UPM: graphic paper decline "normalising"
Wednesday, November 4, 2020
Label material sales are up at UPM but graphic paper deliveries were down 21% in Q3 due to Covid-19. Separately the group said it had received “quite a lot of interest” in its up-for-sale Shotton mill in the UK.
The global giant in pulp, paper and bio-materials posted sales down 19% at €2.028bn (£1.82bn) in Q3 “due to lower deliveries of graphic papers and lower pulp and paper prices”.
Like-for-like EBIT was down 37% at €215m (2019: €342m).
President and CEO Jussi Pesonen said that UPM had “delivered satisfactory performance under the highly exceptional circumstances resulting from the Covid-19 pandemic”.
“Despite weak paper markets and low pulp prices, our profitability improved slightly compared to the previous quarter, our cash flow recovered, and our EBIT margin remained above 10%,” he stated.
UPM said that Covid-19 restrictions had “significantly decreased demand” for graphic papers, which were most severely affected, while demand for self-adhesive labelling materials and specialty papers increased during the lockdowns.
“As expected, demand in Q3 partly recovered compared to the lockdown part of Q2, but still remained low. Market prices decreased by 5%. However, thanks to the ongoing cost reduction measures and improved efficiency, the business was able to turn back to positive EBIT in Q3,” UPM stated.
Pesonen said that labels wing UPM Raflatac, UPM Specialty Papers and UPM Energy “continued to perform well”.
“Our financial standing is strong and puts us in a unique position to proceed with our transformative projects with determination,” he said.
UPM has taken out 1.2m tonnes of paper production in the last 12 months. It shut down a paper machine at its Rauma mill in Finland and closed its Chapelle newsprint mill in France after failing to find a buyer for the operation.
It will also shutter the Kaipola mill in Finland by the end of the year, taking out 720,000 tonnes of graphic paper capacity – 450,000 tonnes of newsprint and 270,000 tonnes of coated mechanical paper.
Asked about the likelihood of further closures, Pesonen commented: “Everything is related to paper demand, especially in Europe. In May we saw a 40% decline in demand year over year, in June it was 25%, July 22%, August 19% and September 13% – so we have seen the normalisation in that as well,” Pesonen explained.

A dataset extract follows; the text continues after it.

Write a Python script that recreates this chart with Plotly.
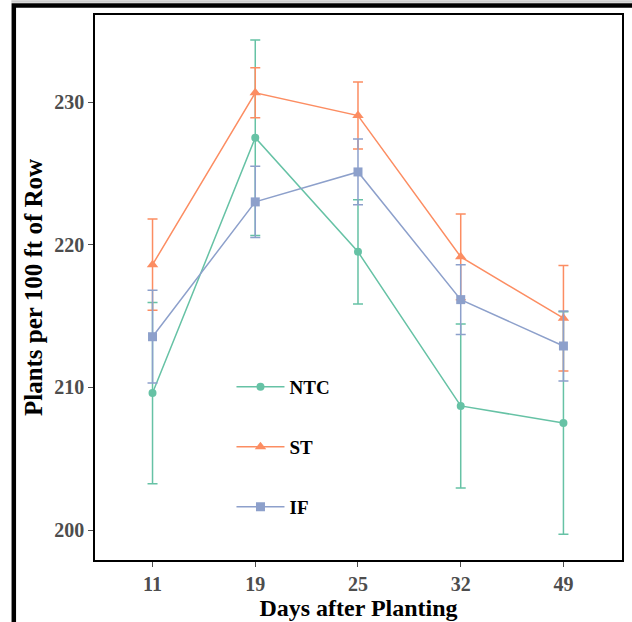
import plotly.graph_objects as go

days = ["11", "19", "25", "32", "49"]
ntc = [209.6, 227.5, 219.5, 208.7, 207.5]
ntc_err = [6.35, 6.85, 3.65, 5.75, 7.8]
st = [218.6, 230.65, 229.05, 219.15, 214.85]
st_err = [3.2, 1.75, 2.35, 3.0, 3.7]
if_vals = [213.55, 223.0, 225.1, 216.15, 212.9]
if_err = [3.25, 2.5, 2.3, 2.45, 2.45]
y_ticks = [200, 210, 220, 230]

series = [
    ("NTC", ntc, ntc_err, "#66c2a5", "circle", 8, "legend"),
    ("ST", st, st_err, "#fc8d62", "triangle-up", 10, "legend2"),
    ("IF", if_vals, if_err, "#8da0cb", "square", 9, "legend3"),
]

SERIF = "Liberation Serif"
fig = go.Figure()
for name, vals, errs, color, sym, size, leg in series:
    fig.add_trace(go.Scatter(
        x=days, y=vals, name=name, mode="lines+markers",
        line=dict(color=color, width=1.5),
        marker=dict(color=color, symbol=sym, size=size),
        error_y=dict(type="data", array=errs, visible=True, color=color,
                     thickness=1.5, width=5),
        legend=leg,
    ))

W, H = 632, 622
ml, mr, mt, mb = 95, 8, 15, 62
pw, ph = W - ml - mr, H - mt - mb

def px_x(p):
    return (p - ml) / pw

def px_y(p):
    return (H - mb - p) / ph

legfont = dict(family=SERIF, size=19, color="black", weight="bold")
legcommon = dict(xanchor="left", yanchor="middle", font=legfont,
                 bgcolor="rgba(0,0,0,0)", itemwidth=48)

fig.update_layout(
    width=W, height=H,
    margin=dict(l=ml, r=mr, t=mt, b=mb),
    paper_bgcolor="white", plot_bgcolor="white",
    showlegend=True,
    legend=dict(x=px_x(232), y=px_y(387), **legcommon),
    legend2=dict(x=px_x(232), y=px_y(447), **legcommon),
    legend3=dict(x=px_x(232), y=px_y(507), **legcommon),
    xaxis=dict(
        type="category", range=[-0.56, 4.57],
        showline=True, linecolor="black", linewidth=1.5, mirror=True,
        ticks="outside", ticklen=5, tickcolor="#4d4d4d", tickwidth=1.2,
        tickfont=dict(family=SERIF, size=20, color="#4d4d4d", weight="bold"),
        showgrid=False, zeroline=False,
        title=dict(text="Days after Planting", standoff=2,
                   font=dict(family=SERIF, size=24, color="black", weight="bold")),
    ),
    yaxis=dict(
        range=[197.9, 236.1], tickvals=y_ticks,
        showline=True, linecolor="black", linewidth=1.5, mirror=True,
        ticks="outside", ticklen=5, tickcolor="#4d4d4d", tickwidth=1.2,
        tickfont=dict(family=SERIF, size=20, color="#4d4d4d", weight="bold"),
        showgrid=False, zeroline=False,
        title=dict(text="Plants per 100 ft of Row", standoff=5,
                   font=dict(family=SERIF, size=25, color="black", weight="bold")),
    ),
    shapes=[
        dict(type="rect", xref="paper", yref="paper",
             x0=px_x(13.5), x1=px_x(660), y0=px_y(700), y1=px_y(5.5),
             line=dict(color="black", width=4.5), fillcolor="rgba(0,0,0,0)",
             layer="above"),
        dict(type="line", xref="paper", yref="paper",
             x0=px_x(11), x1=px_x(660), y0=px_y(1.5), y1=px_y(1.5),
             line=dict(color="#cccccc", width=2.5)),
    ],
)

fig.write_html(
    "out.html",
    config={"displayModeBar": False},
    post_script="document.body.style.margin='0';document.body.style.overflow='hidden';",
)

“Quite firmly I can say, we take actions when there’s a need to take actions. It is what I have been saying for the last 15 years. I do not remember a year after 2006 when UPM has not closed capacity. In all times you need to take care of cost competitiveness,” he stated.
However, Pesonen also pointed out that not all the measures were focused on graphic papers. “We take actions in all businesses and all functions. Every corner of UPM is contributing to improving our cost competitiveness,” he noted.
UPM's decision to sell its Shotton newsprint mill in Deeside was announced over the summer, as part of measures aimed at saving €75m a year.
Pesonen said talks on the Shotton sale were at “an early stage”.
“We do have interested parties already. Quite a lot of interest,” he said.
The Shotton sale is conditional on its paper machine being converted to non-newsprint grades.
Shotton is an integrated facility that manufactures recycled newsprint. It employs around 200 staff and encompasses a materials recycling facility, paper machine, and a biomass combined heat and power unit.
It has an annual production capacity of 260,000 tonnes.
UPM’s other UK mill is Caledonian Paper in Scotland, which makes LWC magazine papers.
Regarding the outlook, UPM said that the Covid-19 pandemic, related containment measures and the economic downturn continued to cause “high uncertainty” for the second half of 2020.
Last month UPM upped its production of graphic paper sheets with a fourth sheeting line at its Kymi mill going into production.